Australian Venue Company (AVC), the company that owns more than 200 pubs nationwide, has issued an apology for the “confusion” over the recent announcement its venues would not be holding Invasion Day AKA Australia Day events this year.
If you opened any news app or paper today, you’d have seen how the top story of the day was the massive discourse over AVC’s decision not to hold events on January 26, due to the fact that day “causes sadness” for large portions of the community.
Naturally, this announcement was met calmly and rationally by Australians everywhere, and the national debate over if we should still commemorate the day that our nation was colonised took one step further.
Who am I kidding, of course that didn’t happen. You know exactly what happened.
Certain news outlets took the narrative that the fact 200 pubs wouldn’t hold certain events and turned it into a national outrage, concocted to infuriate exactly the type of people who gave themselves heart attacks last year when Woolies stopped selling Aussie flag budgie smugglers.
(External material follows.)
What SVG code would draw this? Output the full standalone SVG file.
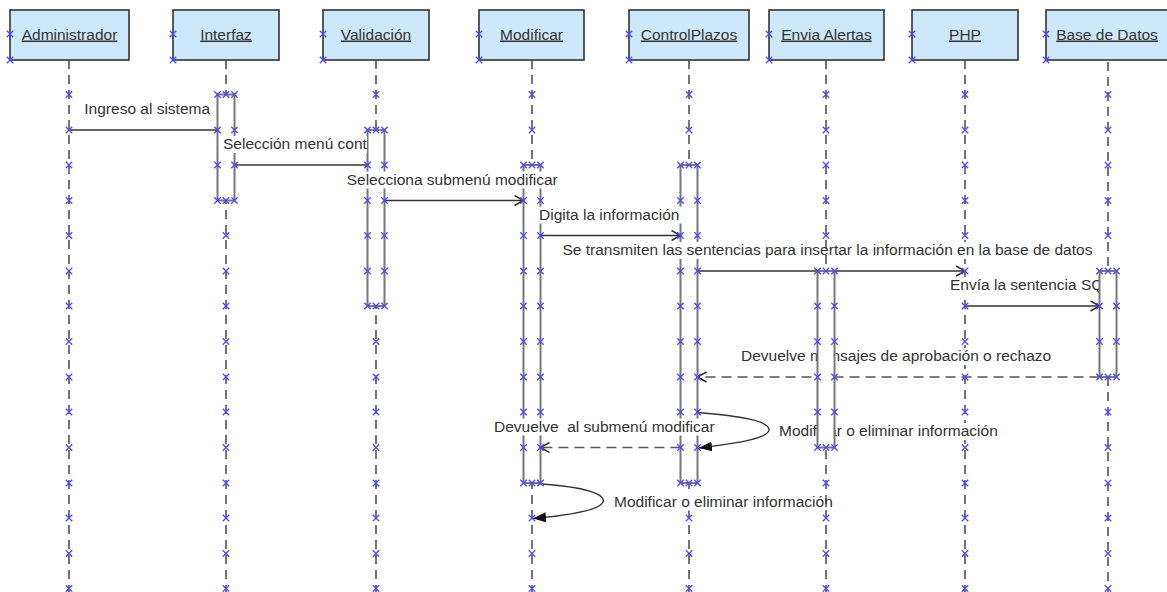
<svg xmlns="http://www.w3.org/2000/svg" xmlns:xlink="http://www.w3.org/1999/xlink" width="1167" height="592" viewBox="0 0 1167 592">
<style>
.hdr{fill:#cde8fa;stroke:#333;stroke-width:1.6}
.htx{font-family:"Liberation Sans",Arial,sans-serif;font-size:15.5px;fill:#333;text-decoration:underline;text-anchor:middle}
.life{stroke:#3a3a3a;stroke-width:1.4;stroke-dasharray:9 6;fill:none}
.act{fill:#fff;stroke:#777;stroke-width:2}
.msg{stroke:#333;stroke-width:1.4;fill:none}
.ret{stroke:#555;stroke-width:1.4;stroke-dasharray:10 6;fill:none}
.lbl{font-family:"Liberation Sans",Arial,sans-serif;font-size:15.5px;fill:#333;white-space:pre}
.bg{fill:#fff}
</style>
<defs>
<path id="x" d="M-3.2,-3.2L3.2,3.2M-3.2,3.2L3.2,-3.2" stroke="#4a4aff" stroke-width="1.3" fill="none"/>
<marker id="open" markerUnits="userSpaceOnUse" markerWidth="12" markerHeight="12" refX="10" refY="6" orient="auto">
<path d="M1,1 L10,6 L1,11" fill="none" stroke="#333" stroke-width="1.5"/>
</marker>
<marker id="fill" markerUnits="userSpaceOnUse" markerWidth="14" markerHeight="10" refX="13" refY="5" orient="auto">
<path d="M0,0 L13,5 L0,10 Z" fill="#111"/>
</marker>
</defs>
<rect width="1167" height="592" fill="#fff"/>

<g id="node-administrador">
<rect class="hdr" x="10" y="10" width="119" height="50"/>
<text class="htx" x="69.5" y="39.5">Administrador</text>
<line class="life" x1="69" y1="60" x2="69" y2="592"/>
</g>

<g id="node-interfaz">
<rect class="hdr" x="173" y="10" width="106" height="50"/>
<text class="htx" x="226" y="39.5">Interfaz</text>
<line class="life" x1="226" y1="60" x2="226" y2="592"/>
<rect class="act" x="217.5" y="94.5" width="17" height="106"/>
</g>

<g id="node-validacion">
<rect class="hdr" x="323" y="10" width="106" height="50"/>
<text class="htx" x="376" y="39.5">Validación</text>
<line class="life" x1="376" y1="60" x2="376" y2="592"/>
<rect class="act" x="367.5" y="130" width="17" height="176"/>
</g>

<g id="node-modificar">
<rect class="hdr" x="479" y="10" width="105" height="50"/>
<text class="htx" x="531.5" y="39.5">Modificar</text>
<line class="life" x1="532" y1="60" x2="532" y2="592"/>
<rect class="act" x="523.5" y="165" width="17" height="318"/>
</g>

<g id="node-controlplazos">
<rect class="hdr" x="629" y="10" width="120" height="50"/>
<text class="htx" x="689" y="39.5">ControlPlazos</text>
<line class="life" x1="689" y1="60" x2="689" y2="592"/>
<rect class="act" x="680.5" y="165" width="17" height="318"/>
</g>

<g id="node-php">
<rect class="hdr" x="912" y="10" width="106" height="50"/>
<text class="htx" x="965" y="39.5">PHP</text>
<line class="life" x1="965" y1="60" x2="965" y2="592"/>
</g>

<g id="connectors">
<line class="msg" x1="69" y1="130" x2="217.5" y2="130"/>
<line class="msg" x1="234.5" y1="165" x2="367.5" y2="165"/>
<line class="msg" x1="384.5" y1="200.5" x2="523.5" y2="200.5" marker-end="url(#open)"/>
<line class="msg" x1="540.5" y1="235.5" x2="680.5" y2="235.5" marker-end="url(#open)"/>
<line class="msg" x1="697.5" y1="271" x2="965" y2="271" marker-end="url(#open)"/>
<line class="msg" x1="965" y1="306" x2="1099.5" y2="306" marker-end="url(#open)"/>
<line class="ret" x1="1099.5" y1="377" x2="697.5" y2="377" marker-end="url(#open)"/>
<path class="msg" d="M697.5,412.5 C740,416 770,421 769,430 C768,438 740,443 699,448" marker-end="url(#fill)"/>
<line class="ret" x1="680.5" y1="447.5" x2="540.5" y2="447.5" marker-end="url(#open)"/>
<path class="msg" d="M540.5,484 C585,487 606,494 603,502 C600,510 572,515 533,518.5" marker-end="url(#fill)"/>

<rect class="bg" x="83" y="101" width="129" height="17"/>
<text class="lbl" x="84.3" y="114.3">Ingreso al sistema</text>
<rect class="bg" x="222" y="136" width="145" height="17"/>
<text class="lbl" x="223" y="149.3">Selección menú cont</text>
<rect class="bg" x="346" y="171.5" width="215" height="17"/>
<text class="lbl" x="346.7" y="184.5">Selecciona submenú modificar</text>
<rect class="bg" x="538" y="206.5" width="145" height="17"/>
<text class="lbl" x="539" y="219.5">Digita la información</text>
<rect class="bg" x="561" y="242" width="538" height="17"/>
<text class="lbl" x="562.5" y="255">Se transmiten las sentencias para insertar la información en la base de datos</text>
<rect class="bg" x="949" y="277" width="150" height="17"/>
<text class="lbl" x="950" y="290">Envía la sentencia SQ</text>
<rect class="bg" x="740" y="348" width="316" height="17"/>
<text class="lbl" x="741" y="361">Devuelve mensajes de aprobación o rechazo</text>
<rect class="bg" x="778" y="423" width="224" height="17"/>
<text class="lbl" x="779" y="436">Modificar o eliminar información</text>
<rect class="bg" x="493" y="418.5" width="226" height="17"/>
<text class="lbl" x="494" y="431.5">Devuelve  al submenú modificar</text>
<rect class="bg" x="613" y="493.5" width="223" height="17"/>
<text class="lbl" x="614" y="506.5">Modificar o eliminar información</text>
</g>

<g id="node-envia-alertas">
<rect class="hdr" x="769" y="10" width="115" height="50"/>
<text class="htx" x="826.5" y="39.5">Envia Alertas</text>
<line class="life" x1="826" y1="60" x2="826" y2="592"/>
<rect class="act" x="817.5" y="271" width="17" height="176.5"/>
</g>

<g id="node-base-de-datos">
<rect class="hdr" x="1046" y="10" width="124" height="50"/>
<text class="htx" x="1107" y="39.5">Base de Datos</text>
<line class="life" x1="1108" y1="62" x2="1108" y2="592"/>
<rect class="act" x="1099.5" y="271" width="17" height="106"/>
</g>

<g id="anchor-marks">
<use href="#x" x="10" y="34"/><use href="#x" x="10" y="60"/>
<use href="#x" x="173" y="34"/><use href="#x" x="173" y="60"/>
<use href="#x" x="323" y="34"/><use href="#x" x="323" y="60"/>
<use href="#x" x="479" y="34"/><use href="#x" x="479" y="60"/>
<use href="#x" x="629" y="34"/><use href="#x" x="629" y="60"/>
<use href="#x" x="769" y="34"/><use href="#x" x="769" y="60"/>
<use href="#x" x="912" y="34"/><use href="#x" x="912" y="60"/>
<use href="#x" x="1046" y="34"/><use href="#x" x="1046" y="60"/>

<use href="#x" x="69" y="94.5"/><use href="#x" x="69" y="130"/><use href="#x" x="69" y="165"/><use href="#x" x="69" y="200.5"/><use href="#x" x="69" y="235.5"/><use href="#x" x="69" y="271"/><use href="#x" x="69" y="306"/><use href="#x" x="69" y="341.5"/><use href="#x" x="69" y="377"/><use href="#x" x="69" y="412"/><use href="#x" x="69" y="447.5"/><use href="#x" x="69" y="483"/><use href="#x" x="69" y="518"/><use href="#x" x="69" y="553.5"/><use href="#x" x="69" y="588.5"/>

<use href="#x" x="217.5" y="94.5"/><use href="#x" x="226" y="94.5"/><use href="#x" x="234.5" y="94.5"/>
<use href="#x" x="217.5" y="130"/><use href="#x" x="234.5" y="130"/>
<use href="#x" x="217.5" y="165"/><use href="#x" x="234.5" y="165"/>
<use href="#x" x="217.5" y="200.5"/><use href="#x" x="226" y="200.5"/><use href="#x" x="234.5" y="200.5"/>
<use href="#x" x="226" y="235.5"/><use href="#x" x="226" y="271"/><use href="#x" x="226" y="306"/><use href="#x" x="226" y="341.5"/><use href="#x" x="226" y="377"/><use href="#x" x="226" y="412"/><use href="#x" x="226" y="447.5"/><use href="#x" x="226" y="483"/><use href="#x" x="226" y="518"/><use href="#x" x="226" y="553.5"/><use href="#x" x="226" y="588.5"/>

<use href="#x" x="376" y="94.5"/>
<use href="#x" x="367.5" y="130"/><use href="#x" x="376" y="130"/><use href="#x" x="384.5" y="130"/>
<use href="#x" x="367.5" y="165"/><use href="#x" x="384.5" y="165"/>
<use href="#x" x="367.5" y="200.5"/><use href="#x" x="384.5" y="200.5"/>
<use href="#x" x="367.5" y="235.5"/><use href="#x" x="384.5" y="235.5"/>
<use href="#x" x="367.5" y="271"/><use href="#x" x="384.5" y="271"/>
<use href="#x" x="367.5" y="306"/><use href="#x" x="376" y="306"/><use href="#x" x="384.5" y="306"/>
<use href="#x" x="376" y="341.5"/><use href="#x" x="376" y="377"/><use href="#x" x="376" y="412"/><use href="#x" x="376" y="447.5"/><use href="#x" x="376" y="483"/><use href="#x" x="376" y="518"/><use href="#x" x="376" y="553.5"/><use href="#x" x="376" y="588.5"/>

<use href="#x" x="532" y="94.5"/><use href="#x" x="532" y="130"/>
<use href="#x" x="523.5" y="165"/><use href="#x" x="532" y="165"/><use href="#x" x="540.5" y="165"/>
<use href="#x" x="523.5" y="200.5"/><use href="#x" x="540.5" y="200.5"/>
<use href="#x" x="523.5" y="235.5"/><use href="#x" x="540.5" y="235.5"/>
<use href="#x" x="523.5" y="271"/><use href="#x" x="540.5" y="271"/>
<use href="#x" x="523.5" y="306"/><use href="#x" x="540.5" y="306"/>
<use href="#x" x="523.5" y="341.5"/><use href="#x" x="540.5" y="341.5"/>
<use href="#x" x="523.5" y="377"/><use href="#x" x="540.5" y="377"/>
<use href="#x" x="523.5" y="412"/><use href="#x" x="540.5" y="412"/>
<use href="#x" x="523.5" y="447.5"/><use href="#x" x="540.5" y="447.5"/>
<use href="#x" x="523.5" y="483"/><use href="#x" x="532" y="483"/><use href="#x" x="540.5" y="483"/>
<use href="#x" x="532" y="518"/><use href="#x" x="532" y="553.5"/><use href="#x" x="532" y="588.5"/>

<use href="#x" x="689" y="94.5"/><use href="#x" x="689" y="130"/>
<use href="#x" x="680.5" y="165"/><use href="#x" x="689" y="165"/><use href="#x" x="697.5" y="165"/>
<use href="#x" x="680.5" y="200.5"/><use href="#x" x="697.5" y="200.5"/>
<use href="#x" x="680.5" y="235.5"/><use href="#x" x="697.5" y="235.5"/>
<use href="#x" x="680.5" y="271"/><use href="#x" x="697.5" y="271"/>
<use href="#x" x="680.5" y="306"/><use href="#x" x="697.5" y="306"/>
<use href="#x" x="680.5" y="341.5"/><use href="#x" x="697.5" y="341.5"/>
<use href="#x" x="680.5" y="377"/><use href="#x" x="697.5" y="377"/>
<use href="#x" x="680.5" y="412"/><use href="#x" x="697.5" y="412"/>
<use href="#x" x="680.5" y="447.5"/><use href="#x" x="697.5" y="447.5"/>
<use href="#x" x="680.5" y="483"/><use href="#x" x="689" y="483"/><use href="#x" x="697.5" y="483"/>
<use href="#x" x="689" y="518"/><use href="#x" x="689" y="553.5"/><use href="#x" x="689" y="588.5"/>

<use href="#x" x="826" y="94.5"/><use href="#x" x="826" y="130"/><use href="#x" x="826" y="165"/><use href="#x" x="826" y="200.5"/><use href="#x" x="826" y="235.5"/>
<use href="#x" x="817.5" y="271"/><use href="#x" x="826" y="271"/><use href="#x" x="834.5" y="271"/>
<use href="#x" x="817.5" y="306"/><use href="#x" x="834.5" y="306"/>
<use href="#x" x="817.5" y="341.5"/><use href="#x" x="834.5" y="341.5"/>
<use href="#x" x="817.5" y="377"/><use href="#x" x="834.5" y="377"/>
<use href="#x" x="817.5" y="412"/><use href="#x" x="834.5" y="412"/>
<use href="#x" x="817.5" y="447.5"/><use href="#x" x="826" y="447.5"/><use href="#x" x="834.5" y="447.5"/>
<use href="#x" x="826" y="483"/><use href="#x" x="826" y="518"/><use href="#x" x="826" y="553.5"/><use href="#x" x="826" y="588.5"/>

<use href="#x" x="965" y="94.5"/><use href="#x" x="965" y="130"/><use href="#x" x="965" y="165"/><use href="#x" x="965" y="200.5"/><use href="#x" x="965" y="235.5"/><use href="#x" x="965" y="271"/><use href="#x" x="965" y="306"/><use href="#x" x="965" y="341.5"/><use href="#x" x="965" y="377"/><use href="#x" x="965" y="412"/><use href="#x" x="965" y="447.5"/><use href="#x" x="965" y="483"/><use href="#x" x="965" y="518"/><use href="#x" x="965" y="553.5"/><use href="#x" x="965" y="588.5"/>

<use href="#x" x="1108" y="94.5"/><use href="#x" x="1108" y="130"/><use href="#x" x="1108" y="165"/><use href="#x" x="1108" y="200.5"/><use href="#x" x="1108" y="235.5"/>
<use href="#x" x="1099.5" y="271"/><use href="#x" x="1108" y="271"/><use href="#x" x="1116.5" y="271"/>
<use href="#x" x="1099.5" y="306"/><use href="#x" x="1116.5" y="306"/>
<use href="#x" x="1099.5" y="341.5"/><use href="#x" x="1116.5" y="341.5"/>
<use href="#x" x="1099.5" y="377"/><use href="#x" x="1108" y="377"/><use href="#x" x="1116.5" y="377"/>
<use href="#x" x="1108" y="412"/><use href="#x" x="1108" y="447.5"/><use href="#x" x="1108" y="483"/><use href="#x" x="1108" y="518"/><use href="#x" x="1108" y="553.5"/><use href="#x" x="1108" y="588.5"/>
</g>
</svg>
In response to the predictable and pathetic outrage peddling, the owners of AVC released a press statement on Monday afternoon to apologise for the confusion caused by the initial announcement.
“We can see that our comments on the weekend have caused both concern and confusion. We sincerely regret that – our purpose is to reinforce community in our venues, not divide it,” read the statement.
“It is not for us to tell anyone whether or how to celebrate Australia Day. We acknowledge that and we apologise for our comments. It certainly wasn’t our intention to offend anyone.”
The company then acknowledged the different views held by its employees and members.
“Whether you choose to celebrate Australia Day or not, everyone is welcome in our pubs, always,” continued the statement.
“We have been, and are always, open over Australia Day and we continue to book events for patrons.”
AVC did not reverse its policy on holding Australia Day-themed events, but merely apologised for the confusion. Despite this, certain outlets reported the apology as a “backflip”.
The apology was met with courtesy by the outraged boomers across the nation, who reflected on their own actions and sought forgiveness for being so quick to anger.
Like that’ll ever happen.
Instead, Steve Price, who took to The Project tonight to complain about — you guessed it! — “woke” corporations.
“Apology not accepted! When are these finger-waving woke corporations going to wake up to the fact we don’t want them to tell us what to do on Australia Day?” said the finger-waving 69-year-old.
Note that it wasn’t that the AVC’s 200 pubs were closed for the day, they just weren’t holding Australia Day-themed events.
Meaning that if anyone wanted to find a watering hole that was holding such events, they could go to one of the billion other pubs the country that are.
But no. Instead, every business in Australia must cater to people who pop a hernia every time they hear the words “Invasion Day” or “Welcome to Country”.